Fewer than 1% of fathers are taking advantage of new legislation designed to allow them to take more time off after their partner has a baby.
The government’s shared parental leave (SPL) scheme was introduced on 5 April last year to give both men and women more flexible time off during the first 12 months after having a baby, but, according to a new survey, men aren’t taking that leave.
My Family Care, an employment and family advice service, surveyed more than 200 employers, and its research showed that at more than 40% of companies, not a single man took advantage of the new flexitime rules in the last year.
Fewer than 1% of new fathers have taken advantage of shared parental leave, and there were less than 20 companies where more than 1% of new dads took advantage of the parental leave laws.

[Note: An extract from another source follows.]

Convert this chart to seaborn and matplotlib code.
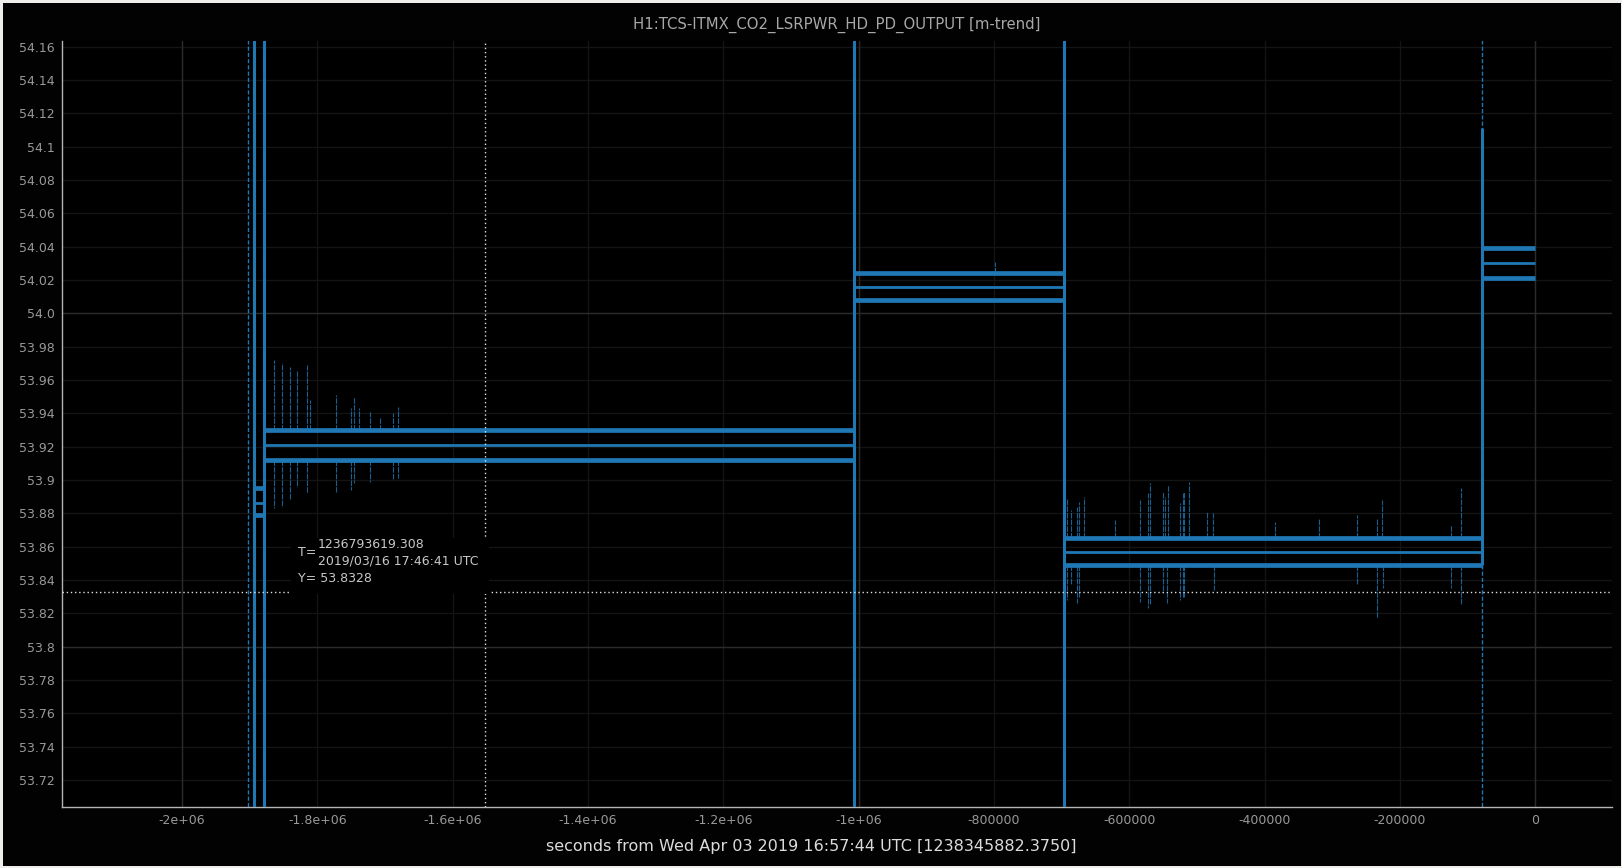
import matplotlib
matplotlib.use('Agg')
import pandas as pd
import matplotlib.pyplot as plt
import seaborn as sns
from matplotlib.patches import Rectangle

TITLE = 'H1:TCS-ITMX_CO2_LSRPWR_HD_PD_OUTPUT [m-trend]'
XLABEL = 'seconds from Wed Apr 03 2019 16:57:44 UTC [1238345882.3750]'
BLUE = '#1f77b4'

# reference time and cursor
T0 = 1238345882.375
CURSOR_T = 1236793619.308
CURSOR_Y = 53.8328
CURSOR_LINES = ['1236793619.308', '2019/03/16 17:46:41 UTC']

# m-trend plateaus, seconds relative to T0
SEG_START = [-1893100, -1879400, -1006700, -696800, -79000]
SEG_END = [-1879400, -1006700, -696800, -79000, 0]
SEG_MAX = [53.895, 53.930, 54.024, 53.865, 54.039]
SEG_MEAN = [53.886, 53.921, 54.016, 53.857, 54.030]
SEG_MIN = [53.879, 53.912, 54.008, 53.849, 54.021]

# minutes where min/max ran off the scale
GLITCH_SOLID = [-1893100, -1879400, -1006700, -696800]
GLITCH_FAINT = [-1903100, -79000]
GLITCH_LO = 53.0
GLITCH_HI = 55.0
# step at the last plateau (time, low, high)
STEP_T = [-79000]
STEP_LO = [53.849]
STEP_HI = [54.111]

# spikes on the max trace (time, peak)
UP_T = [-1864090, -1852750, -1840510, -1830580, -1815750, -1810850, -1772470,
        -1750760, -1745410, -1737920, -1722170, -1707340, -1688680, -1680430,
        -798300,
        -691450, -685500, -676600, -673700, -666300, -620500, -583500,
        -571700, -569300, -549600, -547100, -542100, -524900, -520900,
        -518500, -511200, -485500, -475700, -384400, -319000, -262800,
        -233200, -226800, -124800, -109000]
UP_V = [53.972, 53.970, 53.968, 53.966, 53.969, 53.948, 53.951,
        53.943, 53.950, 53.943, 53.941, 53.937, 53.940, 53.944,
        54.031,
        53.889, 53.882, 53.884, 53.887, 53.890, 53.876, 53.888,
        53.892, 53.898, 53.893, 53.890, 53.897, 53.886, 53.892,
        53.893, 53.899, 53.881, 53.880, 53.875, 53.877, 53.879,
        53.877, 53.888, 53.873, 53.895]

# spikes on the min trace (time, dip)
DOWN_T = [-1864090, -1852750, -1840510, -1830580, -1815750, -1772470,
          -1750760, -1745410, -1722170, -1688680, -1680430,
          -691450, -685500, -676600, -673700, -583500, -571700, -569300,
          -549600, -543600, -524900, -520900, -518500, -474200, -262800,
          -233200, -224300, -124800, -109000]
DOWN_V = [53.883, 53.884, 53.888, 53.896, 53.892, 53.893,
          53.894, 53.898, 53.899, 53.900, 53.901,
          53.828, 53.837, 53.826, 53.830, 53.827, 53.823, 53.825,
          53.832, 53.826, 53.828, 53.830, 53.830, 53.834, 53.837,
          53.817, 53.835, 53.835, 53.825]

Y_TICKS = [53.72, 53.74, 53.76, 53.78, 53.80, 53.82, 53.84, 53.86, 53.88,
           53.90, 53.92, 53.94, 53.96, 53.98, 54.00, 54.02, 54.04, 54.06,
           54.08, 54.10, 54.12, 54.14, 54.16]
Y_LABELS = ['53.72', '53.74', '53.76', '53.78', '53.8', '53.82', '53.84',
            '53.86', '53.88', '53.9', '53.92', '53.94', '53.96', '53.98',
            '54.0', '54.02', '54.04', '54.06', '54.08', '54.1', '54.12',
            '54.14', '54.16']
X_TICKS = [-2000000, -1800000, -1600000, -1400000, -1200000, -1000000,
           -800000, -600000, -400000, -200000, 0]
X_LABELS = ['-2e+06', '-1.8e+06', '-1.6e+06', '-1.4e+06', '-1.2e+06',
            '-1e+06', '-800000', '-600000', '-400000', '-200000', '0']
Y_MAJOR = [53.8, 54.0]
X_MAJOR = [-2000000, -1000000, 0]


def band_frame():
    # max/min traces, one piece per plateau
    rows = []
    for stat, vals in (('max', SEG_MAX), ('min', SEG_MIN)):
        for k, (s, e, v) in enumerate(zip(SEG_START, SEG_END, vals)):
            rows.append((f'{stat}{k}', s, v))
            rows.append((f'{stat}{k}', e, v))
    return pd.DataFrame(rows, columns=['piece', 't', 'value'])


def mean_frame():
    rows = []
    for s, e, v in zip(SEG_START, SEG_END, SEG_MEAN):
        rows.append((s, v))
        rows.append((e, v))
    return pd.DataFrame(rows, columns=['t', 'value'])


def spike_frame():
    rows = []
    k = 0
    for ts, vs, bases in ((UP_T, UP_V, SEG_MAX), (DOWN_T, DOWN_V, SEG_MIN)):
        for t, v in zip(ts, vs):
            i = max(j for j, s in enumerate(SEG_START) if s <= t)
            rows.append((k, t, bases[i]))
            rows.append((k, t, v))
            k += 1
    return pd.DataFrame(rows, columns=['id', 't', 'value'])


def vert_frame(times, lows, highs):
    rows = []
    for k, (t, lo, hi) in enumerate(zip(times, lows, highs)):
        rows.append((k, t, lo))
        rows.append((k, t, hi))
    return pd.DataFrame(rows, columns=['id', 't', 'value'])


def main():
    sns.set_theme(style='dark')
    plt.rcParams['font.family'] = ['DejaVu Sans']
    fig = plt.figure(figsize=(16.22, 8.68), dpi=100, facecolor='#efeeeb')
    fig.add_artist(Rectangle((3 / 1622, 2 / 868), 1618 / 1622, 863 / 868,
                             transform=fig.transFigure, facecolor='#020202',
                             edgecolor='none', zorder=-10))
    ax = fig.add_axes([62 / 1622, 61 / 868, 1550 / 1622, 766 / 868])
    ax.set_facecolor('#000000')

    # grid
    for y in Y_TICKS:
        ax.axhline(y, color='#141414', lw=1, zorder=0)
    for x in X_TICKS:
        ax.axvline(x, color='#141414', lw=1, zorder=0)
    for y in Y_MAJOR:
        ax.axhline(y, color='#2b2b2b', lw=1, zorder=0)
    for x in X_MAJOR:
        ax.axvline(x, color='#2b2b2b', lw=1, zorder=0)

    n = len(GLITCH_FAINT)
    sns.lineplot(data=vert_frame(GLITCH_FAINT, [GLITCH_LO] * n, [GLITCH_HI] * n),
                 x='t', y='value', units='id', estimator=None, sort=False,
                 color=BLUE, lw=1.0, linestyle=(0, (3, 1.5)), ax=ax,
                 legend=False, zorder=2)
    sns.lineplot(data=spike_frame(), x='t', y='value', units='id',
                 estimator=None, sort=False, color=BLUE, lw=0.8, alpha=0.8,
                 linestyle=(0, (5, 1)), ax=ax, legend=False, zorder=2)
    sns.lineplot(data=band_frame(), x='t', y='value', units='piece',
                 estimator=None, sort=False, color=BLUE, lw=3.4,
                 solid_capstyle='butt', ax=ax, legend=False, zorder=3)
    sns.lineplot(data=mean_frame(), x='t', y='value', estimator=None,
                 sort=False, color=BLUE, lw=2.0, solid_capstyle='butt',
                 ax=ax, legend=False, zorder=3)
    n = len(GLITCH_SOLID)
    sns.lineplot(data=vert_frame(GLITCH_SOLID, [GLITCH_LO] * n, [GLITCH_HI] * n),
                 x='t', y='value', units='id', estimator=None, sort=False,
                 color=BLUE, lw=2.2, ax=ax, legend=False, zorder=3)
    sns.lineplot(data=vert_frame(STEP_T, STEP_LO, STEP_HI), x='t', y='value',
                 units='id', estimator=None, sort=False, color=BLUE, lw=2.2,
                 solid_capstyle='butt', ax=ax, legend=False, zorder=3)

    # cursor
    cx = CURSOR_T - T0
    ax.axvline(cx, color='#e0e0e0', lw=1, ls=(0, (1, 2)), zorder=4)
    ax.axhline(CURSOR_Y, color='#e0e0e0', lw=1, ls=(0, (1, 2)), zorder=4)
    ax.add_patch(Rectangle((291 / 1622, 1 - 594 / 868), 198 / 1622, 56 / 868,
                           transform=fig.transFigure, facecolor='#000000',
                           edgecolor='none', zorder=5, clip_on=False))
    tc = '#c8c8c8'
    fig.text(298 / 1622, 1 - 552 / 868, 'T=', color=tc, fontsize=9,
             va='center', zorder=6)
    fig.text(318 / 1622, 1 - 544 / 868, CURSOR_LINES[0], color=tc,
             fontsize=9, va='center', zorder=6)
    fig.text(318 / 1622, 1 - 561 / 868, CURSOR_LINES[1], color=tc,
             fontsize=9, va='center', zorder=6)
    fig.text(298 / 1622, 1 - 578 / 868, f'Y= {CURSOR_Y:.4f}', color=tc,
             fontsize=9, va='center', zorder=6)

    ax.set_xlim(-2177500, 113600)
    ax.set_ylim(53.7038, 54.1633)
    ax.set_yticks(Y_TICKS, Y_LABELS)
    ax.set_xticks(X_TICKS, X_LABELS)
    ax.tick_params(length=0, pad=5, labelsize=9, colors='#999999')
    ax.set_xlabel('')
    ax.set_ylabel('')
    for side in ('top', 'right'):
        ax.spines[side].set_visible(False)
    for side in ('left', 'bottom'):
        ax.spines[side].set_visible(True)
        ax.spines[side].set_color('#b4b4b4')
        ax.spines[side].set_linewidth(1)
    ax.grid(False)

    fig.text(837 / 1622, 1 - 25 / 868, TITLE, color='#a8a8a8', fontsize=10.7,
             ha='center', va='center')
    fig.text(0.5, 1 - 847 / 868, XLABEL, color='#dcdcdc', fontsize=11.5,
             ha='center', va='center')

    fig.savefig('out.png', dpi=100, facecolor=fig.get_facecolor())


if __name__ == '__main__':
    main()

The reported suggested there were a number of reasons for the slow uptake. These included:
- The financial affordability of the scheme.
- A lack of awareness of the options.
- Many men think that women don’t want to share their leave.

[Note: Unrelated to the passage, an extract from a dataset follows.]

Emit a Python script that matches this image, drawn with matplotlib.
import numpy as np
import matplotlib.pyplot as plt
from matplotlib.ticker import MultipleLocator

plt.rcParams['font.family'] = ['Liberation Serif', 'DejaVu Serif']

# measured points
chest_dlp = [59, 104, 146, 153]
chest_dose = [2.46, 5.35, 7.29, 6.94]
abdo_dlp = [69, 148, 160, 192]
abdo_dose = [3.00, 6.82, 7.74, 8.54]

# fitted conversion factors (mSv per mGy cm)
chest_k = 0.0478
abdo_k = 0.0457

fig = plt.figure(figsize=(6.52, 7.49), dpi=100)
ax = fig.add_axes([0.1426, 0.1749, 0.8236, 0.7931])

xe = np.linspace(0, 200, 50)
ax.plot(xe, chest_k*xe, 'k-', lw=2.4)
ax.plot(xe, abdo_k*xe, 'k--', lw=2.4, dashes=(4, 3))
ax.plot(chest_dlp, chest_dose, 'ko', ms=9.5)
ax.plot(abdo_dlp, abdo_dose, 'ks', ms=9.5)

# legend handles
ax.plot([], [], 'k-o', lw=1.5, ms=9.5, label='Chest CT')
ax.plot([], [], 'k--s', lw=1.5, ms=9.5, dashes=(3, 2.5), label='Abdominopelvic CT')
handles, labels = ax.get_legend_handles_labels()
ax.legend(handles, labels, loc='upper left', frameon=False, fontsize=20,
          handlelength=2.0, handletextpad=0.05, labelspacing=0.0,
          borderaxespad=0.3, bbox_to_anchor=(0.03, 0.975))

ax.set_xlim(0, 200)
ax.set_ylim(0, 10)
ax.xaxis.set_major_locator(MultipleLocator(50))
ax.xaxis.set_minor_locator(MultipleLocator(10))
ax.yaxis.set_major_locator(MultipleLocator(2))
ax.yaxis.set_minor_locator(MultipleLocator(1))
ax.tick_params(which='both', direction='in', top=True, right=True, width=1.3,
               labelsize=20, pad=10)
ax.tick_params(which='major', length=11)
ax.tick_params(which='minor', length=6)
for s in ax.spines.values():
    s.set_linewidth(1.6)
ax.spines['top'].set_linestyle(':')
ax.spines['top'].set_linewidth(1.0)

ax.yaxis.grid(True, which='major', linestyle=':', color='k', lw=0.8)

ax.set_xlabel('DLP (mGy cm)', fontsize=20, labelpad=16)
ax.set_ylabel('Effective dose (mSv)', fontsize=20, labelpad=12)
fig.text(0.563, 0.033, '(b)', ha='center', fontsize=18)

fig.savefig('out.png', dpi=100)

- About half of men think their employers would not want them to take it.
According to government rules SPL “is paid at the rate of £139.58 ($198.47) a week or 90% of your average weekly earnings, whichever is lower.” For most people working a full-time job, that’s substantially less than earnings. The scheme allows parents to take leave at the same time or separately.

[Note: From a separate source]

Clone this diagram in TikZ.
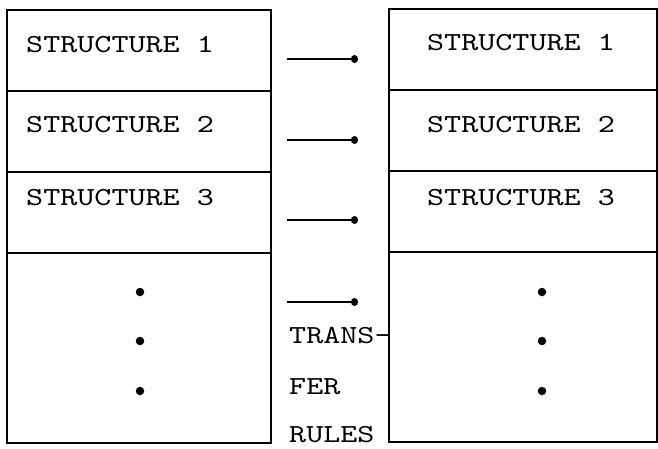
\documentclass[tikz,border=0pt]{standalone}
\usepackage{fontspec}
\newfontfamily\typer[FakeStretch=1.25]{lmmono10-regular.otf}
\usetikzlibrary{positioning, arrows.meta}

\begin{document}
\begin{tikzpicture}[x = 1pt, y = -1pt,
  cell/.style = {rectangle, draw, line width = 1.5pt, minimum width = 264pt, minimum height = 81pt, inner sep = 0pt, outer sep = 0pt},
  tall/.style = {cell, minimum height = 190pt},
  word/.style = {font = \typer\fontsize{26}{28}\selectfont, inner sep = 0pt},
  dot/.style = {circle, fill, inner sep = 0pt, minimum size = 8.5pt},
  rule/.style = {line width = 1.6pt, -{Circle[length = 7pt, width = 8pt]}}]
  \useasboundingbox (0,0) rectangle (658,448);

  % left column
  \node [cell, anchor = north west] (ls1) at (7,10) {};
  \node [cell, below = 0pt of ls1] (ls2) {};
  \node [cell, below = 0pt of ls2] (ls3) {};
  \node [tall, below = 0pt of ls3] (lrest) {};

  % right column
  \node [cell, minimum width = 268pt, anchor = north west] (rs1) at (389,9) {};
  \node [cell, minimum width = 268pt, below = 0pt of rs1] (rs2) {};
  \node [cell, minimum width = 268pt, below = 0pt of rs2] (rs3) {};
  \node [tall, minimum width = 268pt, below = 0pt of rs3] (rrest) {};

  % texts
  \node [word, anchor = west] (lt1) at (26,44.5) {STRUCTURE 1};
  \node [word, anchor = west] (lt2) at (26,124.5) {STRUCTURE 2};
  \node [word, anchor = west] (lt3) at (26,197.5) {STRUCTURE 3};
  \node [word] (rt1) at (521,42.5) {STRUCTURE 1};
  \node [word] (rt2) at (521,124.5) {STRUCTURE 2};
  \node [word] (rt3) at (521,197.5) {STRUCTURE 3};

  % dots
  \foreach \y [count = \i] in {292,341,391} {
    \node [dot] (ld\i) at (140,\y) {};
    \node [dot] (rd\i) at (542,\y) {};
  }

  % rules in the middle
  \foreach \y [count = \i] in {59,140,220,302} {
    \coordinate (from\i) at (287,\y);
    \coordinate (to\i) at (358,\y);
    \draw [rule] (from\i) -- (to\i);
  }
  \node [word, anchor = west] (tr1) at (289,336) {TRANS-};
  \node [word, anchor = west] (tr2) at (289,387) {FER};
  \node [word, anchor = west] (tr3) at (289,435) {RULES};
\end{tikzpicture}
\end{document}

My Family Care’s report added that representatives at many of the companies they talked to were mixed on the idea taking more paternity leave: “What’s particularly interesting is that when we asked the HR respondents of the survey whether THEY would share leave with their partners, the response was far from overwhelmingly positive. Many commented that they simply don’t want to or, if they did, it would only be a small amount” the report said.
The Guardian notes that “a government assessment suggested 285,000 working fathers would be eligible to take the leave, but only 2% to 8% would do so.”
“This compares with about nine in 10 fathers in Sweden and Norway, where between 80% and 100% of their earnings are replaced while they are on leave.”
Al Ferguson from The Dad Network said the figures were disappointing, but unsurprising, saying: “Part of me understands that this was always going to be a slow process; raising awareness and undoing centuries of tradition with regards to gender roles and stereotypes but the other part is in disbelief that more dads aren’t taking the opportunity.”